What made Sunday’s loss even more painful is that the Angels actually did reclaim the lead following the grand slam — Matt Duffy made up for an error in the eighth by driving in the go-ahead run for Los Angeles in the top of the ninth. That moment of bliss quickly dissipated in the bottom half of the inning, which is when Jimmy Herget was called upon to get the 27th out after Iglesias gave up two singles in the ninth. Bryson Stott was the hitter, and this seemed like a tap-in for the Angels since Stott currently has the worst wRC+ among all Phillies batters with at least 90 plate appearances this season. That didn’t matter, since Bryson Stott decided that it was Bryson Stott Time and hit one into the seats in right field to walk it off for the Phillies and hand the Angels their 11th-straight loss.
Those final two innings in Philadelphia sum up everything that’s gone horribly wrong for the Angels as of late: Their pitching has been dreadful since the streak began — the Angels have had the highest ERA as a pitching staff in the American League, so this hasn’t just been their starters getting let down by their bullpen or vice versa. They’ve given up at least four runs in all but two of their losses during this 12-game losing streak and it’s forced the hitters to have to dig themselves out of some serious holes at times. Granted, the batters haven’t really been pulling their weight, either. The Angels as a team have had a wRC+ that is among the worst in MLB since their streak began. Shockingly, this has included a 1-for-25 stretch for Mike Trout, who is currently picking the worst possible time to show the baseball world that he is actually human.
Even when the Angels finally get a game where their pitching can keep the other team under control, it doesn’t matter. Los Angeles welcomed in Boston to town on Monday and Syndergaard pitched six innings while only giving up one run. The Angels responded to this rare gem from their pitching staff at the plate by getting shut out for all nine innings by Michael Wacha. It’s been that type of stretch for the Angels.
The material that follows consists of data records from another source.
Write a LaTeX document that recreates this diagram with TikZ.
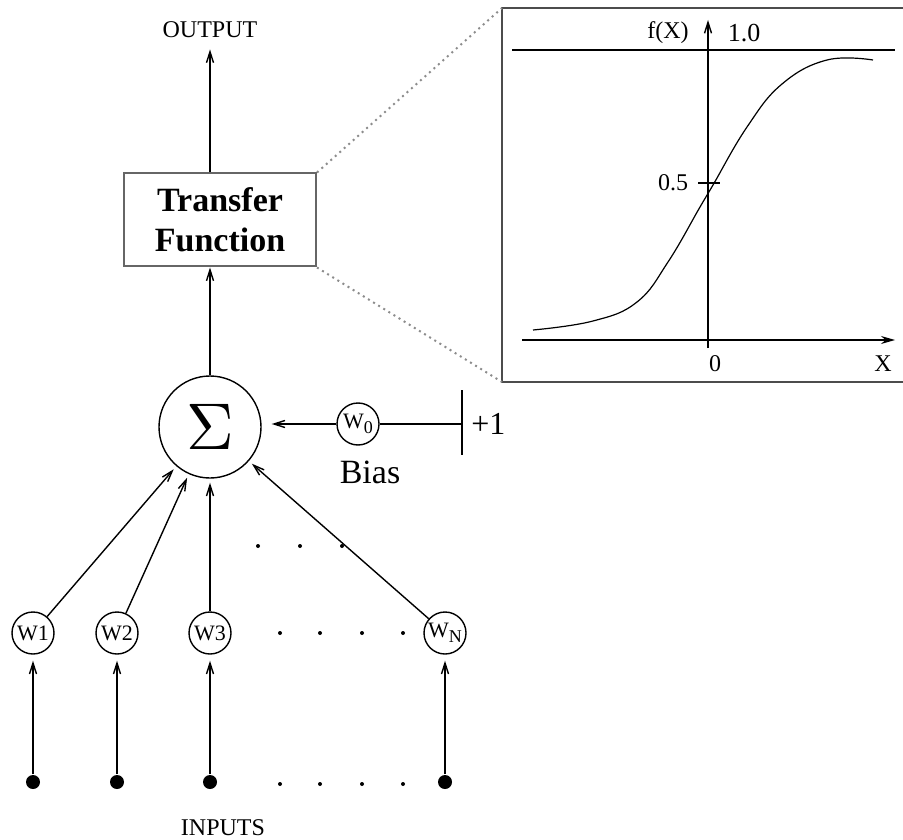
\documentclass[tikz,border=0pt]{standalone}
\usepackage{fontspec}
\setmainfont{Liberation Serif}
\usepackage{graphicx}
\usetikzlibrary{arrows.meta, positioning}

\newcommand{\wsub}[1]{\raisebox{-0.45ex}{\fontsize{9}{9}\selectfont #1}}

\begin{document}
\begin{tikzpicture}[x=0.5pt, y=-0.5pt, line width=0.7pt,
    arr/.style={-{Straight Barb[length=5.5pt, width=3.5pt]}},
    wnode/.style={draw, circle, minimum size=21pt, inner sep=0pt, font=\fontsize{11}{12}\selectfont},
    innode/.style={circle, fill, minimum size=7pt, inner sep=0pt},
    lbl/.style={font=\fontsize{12}{14}\selectfont},
    big/.style={font=\fontsize{17}{20}\selectfont},
    zoomline/.style={draw=black!45, dotted, line width=1pt}]
    \useasboundingbox (0,0) rectangle (903,839);

    % the neuron
    \node[lbl] (out) at (210,30) {OUTPUT};
    \node[draw=black!60, line width=1pt, minimum width=96pt, minimum height=46.5pt,
        align=center, font=\fontsize{17}{20}\selectfont\bfseries] (tf) at (220,220) {Transfer\\Function};
    \node[draw, circle, minimum size=51pt, inner sep=0pt] (sum) at (210,427) {\scalebox{3.3}{$\Sigma$}};
    \draw[arr] (sum) -- (sum |- tf.south);
    \draw[arr, shorten >=2pt] (sum |- tf.north) -- (out);

    % weights and inputs
    \foreach \i/\x in {1/33, 2/117, 3/210} {
        \node[wnode] (w\i) at (\x,633) {W\i};
        \node[innode] (x\i) at (\x,782) {};
        \draw[arr, shorten >=3pt] (x\i) -- (w\i);
        \draw[arr, shorten >=2pt] (w\i) -- (sum);
    }
    \node[wnode] (wn) at (445,633) {W\wsub{N}};
    \node[innode] (xn) at (445,782) {};
    \draw[arr, shorten >=3pt] (xn) -- (wn);
    \draw[arr, shorten >=2pt] (wn) -- (sum);
    \foreach \x in {280,320,362,403} {
        \fill (\x,633) circle (1pt);
        \fill (\x,784) circle (1pt);
    }
    \foreach \x in {258,300,342}
        \fill (\x,546) circle (1pt);
    \node[lbl] (inputs) at (223,828) {INPUTS};

    % bias
    \node[wnode] (w0) at (358,424) {W\wsub{0}};
    \coordinate (one) at (462,424);
    \draw (w0) -- (one);
    \draw (one) ++(0,-34) -- ++(0,65);
    \node[font=\fontsize{16}{18}\selectfont, right=1pt of one] (plus) {+1};
    \draw[arr, shorten >=5pt] (w0) -- (sum.east |- w0);
    \node[big] (bias) at (370,472) {Bias};

    % transfer function plot
    \coordinate (pnw) at (502,8);
    \coordinate (psw) at (502,382);
    \draw[black!70, line width=1pt] (908,8) -- (pnw) -- (psw) -- (908,382);
    \draw[zoomline] (tf.north east) -- (pnw);
    \draw[zoomline] (tf.south east) -- (psw);
    \draw (512,50) -- (895,50);
    \draw[-{Stealth[length=7pt, width=4pt]}] (522,340) -- (895,340);
    \draw[arr] (708,348) -- (708,20);
    \draw (698,183) -- (720,183);
    \draw[line width=0.6pt] plot[smooth, tension=0.7] coordinates {(533,330) (593,321) (637,302) (668,262)
        (700,207) (713,185) (747,127) (782,84) (827,60) (873,60)};
    \node[lbl] (fx) at (668,33) {f(X)};
    \node[font=\fontsize{13}{15}\selectfont] (ymax) at (744,33) {1.0};
    \node[lbl] (yhalf) at (673,183) {0.5};
    \node[lbl] (xzero) at (715,364) {0};
    \node[lbl] (xlbl) at (883,364) {X};
\end{tikzpicture}
\end{document}
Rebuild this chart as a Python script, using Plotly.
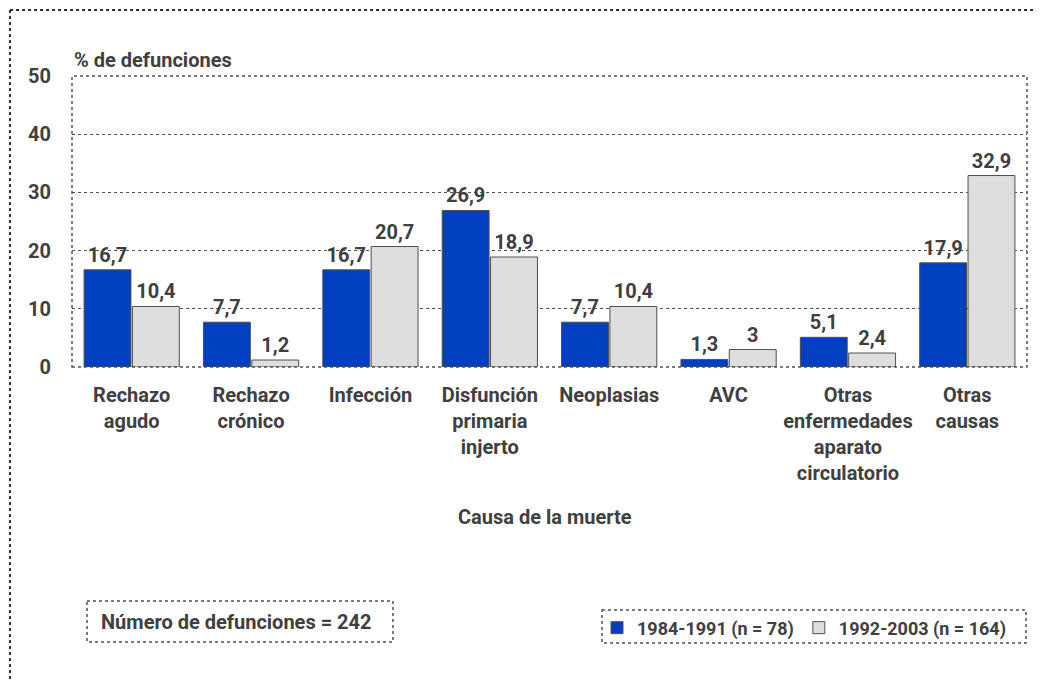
import plotly.graph_objects as go

categories = ["Rechazo<br>agudo", "Rechazo<br>crónico", "Infección", "Disfunción<br>primaria<br>injerto",
              "Neoplasias", "AVC", "Otras<br>enfermedades<br>aparato<br>circulatorio", "Otras<br>causas"]
series_1984 = [16.7, 7.7, 16.7, 26.9, 7.7, 1.3, 5.1, 17.9]
series_1992 = [10.4, 1.2, 20.7, 18.9, 10.4, 3, 2.4, 32.9]
name_1984 = "1984-1991 (n = 78)"
name_1992 = "1992-2003 (n = 164)"
y_ticks = [0, 10, 20, 30, 40, 50]

FONT = "Roboto, Liberation Sans, Arial, sans-serif"
TXT = "#404040"
LINE = "#505050"

# figure is placed at an 8px page offset; sizes compensate for it
W, H = 1027, 671
L, T, B, R = 64, 68, 312, 8
PW, PH = W - L - R, H - T - B


def px(xp):
    return (xp - 8 - L) / PW


def py(yp):
    return (H - B - (yp - 8)) / PH


fig = go.Figure()
fig.add_trace(go.Bar(x=categories, y=series_1984, name=name_1984,
                     marker=dict(color="#0040C0", line=dict(color=LINE, width=1)),
                     texttemplate="%{y}", textposition="outside", cliponaxis=False,
                     textfont=dict(size=20, color=TXT, family=FONT, weight="bold")))
fig.add_trace(go.Bar(x=categories, y=series_1992, name=name_1992,
                     marker=dict(color="#DEDEDE", line=dict(color=LINE, width=1)),
                     texttemplate="%{y}", textposition="outside", cliponaxis=False,
                     textfont=dict(size=20, color=TXT, family=FONT, weight="bold")))

fig.update_layout(
    width=W, height=H,
    margin=dict(l=L, r=R, t=T, b=B),
    paper_bgcolor="white", plot_bgcolor="white",
    separators=", ",
    barmode="group", bargap=0.19, bargroupgap=0.03,
    font=dict(family=FONT, size=19, color=TXT, weight="bold"),
    showlegend=True,
    legend=dict(orientation="h", x=px(597), y=py(628), xanchor="left", yanchor="middle",
                font=dict(size=18, color=TXT, family=FONT, weight="bold"),
                bgcolor="rgba(0,0,0,0)", itemwidth=30, traceorder="normal"),
    xaxis=dict(showgrid=False, ticks="", ticklabelstandoff=14,
               tickfont=dict(size=20, family=FONT, color=TXT, weight="bold")),
    yaxis=dict(range=[0, 50], tickvals=y_ticks, showgrid=True, gridcolor=LINE, griddash="dot",
               gridwidth=1, zeroline=False, ticks="", ticklabelstandoff=20,
               tickfont=dict(size=20, family=FONT, color=TXT, weight="bold")),
)

# plot area dotted border
fig.add_shape(type="rect", xref="paper", yref="paper", x0=0, x1=1, y0=0, y1=1,
              line=dict(color=LINE, width=1.5, dash="dot"), layer="above")
# outer frame (left and top visible)
fig.add_shape(type="line", xref="paper", yref="paper", x0=px(10), x1=px(10), y0=py(10), y1=py(720),
              line=dict(color="#303030", width=2, dash="dot"))
fig.add_shape(type="line", xref="paper", yref="paper", x0=px(10), x1=px(1060), y0=py(10), y1=py(10),
              line=dict(color="#303030", width=2, dash="dot"))

fig.add_annotation(text="% de defunciones", xref="paper", yref="paper", x=px(72), y=py(60),
                   xanchor="left", yanchor="middle", showarrow=False,
                   font=dict(size=20, family=FONT, color=TXT, weight="bold"))
fig.add_annotation(text="Causa de la muerte", xref="paper", yref="paper", x=px(545), y=py(517),
                   xanchor="center", yanchor="middle", showarrow=False,
                   font=dict(size=20, family=FONT, color=TXT, weight="bold"))

# Numero de defunciones box
fig.add_shape(type="rect", xref="paper", yref="paper", x0=px(87), x1=px(393), y0=py(601), y1=py(642),
              line=dict(color=LINE, width=1.5, dash="dot"))
fig.add_annotation(text="Número de defunciones = 242", xref="paper", yref="paper", x=px(236), y=py(622),
                   xanchor="center", yanchor="middle", showarrow=False,
                   font=dict(size=20, family=FONT, color=TXT, weight="bold"))
# legend box
fig.add_shape(type="rect", xref="paper", yref="paper", x0=px(602), x1=px(1026), y0=py(610), y1=py(643),
              line=dict(color=LINE, width=1.5, dash="dot"))

fig.write_html("out.html")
Still, it’s hard to place the blame at Trout’s feet since you figure that he’s going to break out of this slump at some point and do so very loudly. You could also say that this is just the natural ebb-and-flow of a baseball season and the Angels are just experiencing the other side of the coin following their really good start to the season. With that being said, disappointment has been the default when it comes to the Angels in recent seasons and this just feels like the beginning of yet another edition of disappointment for them. While losing 12 games in a row is definitely unnatural, it’s still kind of natural to look at this version of the Angels and think “Trout and Ohtani and they’re still under .500?!”
If the Angels going to come out of this rough stretch and make a recovery, then they’re going to have their work cut out for them. They’ll be facing the Red Sox, Mets, and the Dodgers over the next week-and-a-half, which is a stretch where most teams would be happy to be treading water by the time it’s over. If the Angels don’t step it up, they run the risk of seeing their currently woeful stretch of baseball turning into something that’s truly mortifying. However, the beauty of baseball is that it’s the ultimate “one day at a time” sport, so all Los Angeles can do is focus on the day that’s ahead of them. They’ve got the talent to turn it around and now it’s time to see if they can rekindle what they had going in April and May.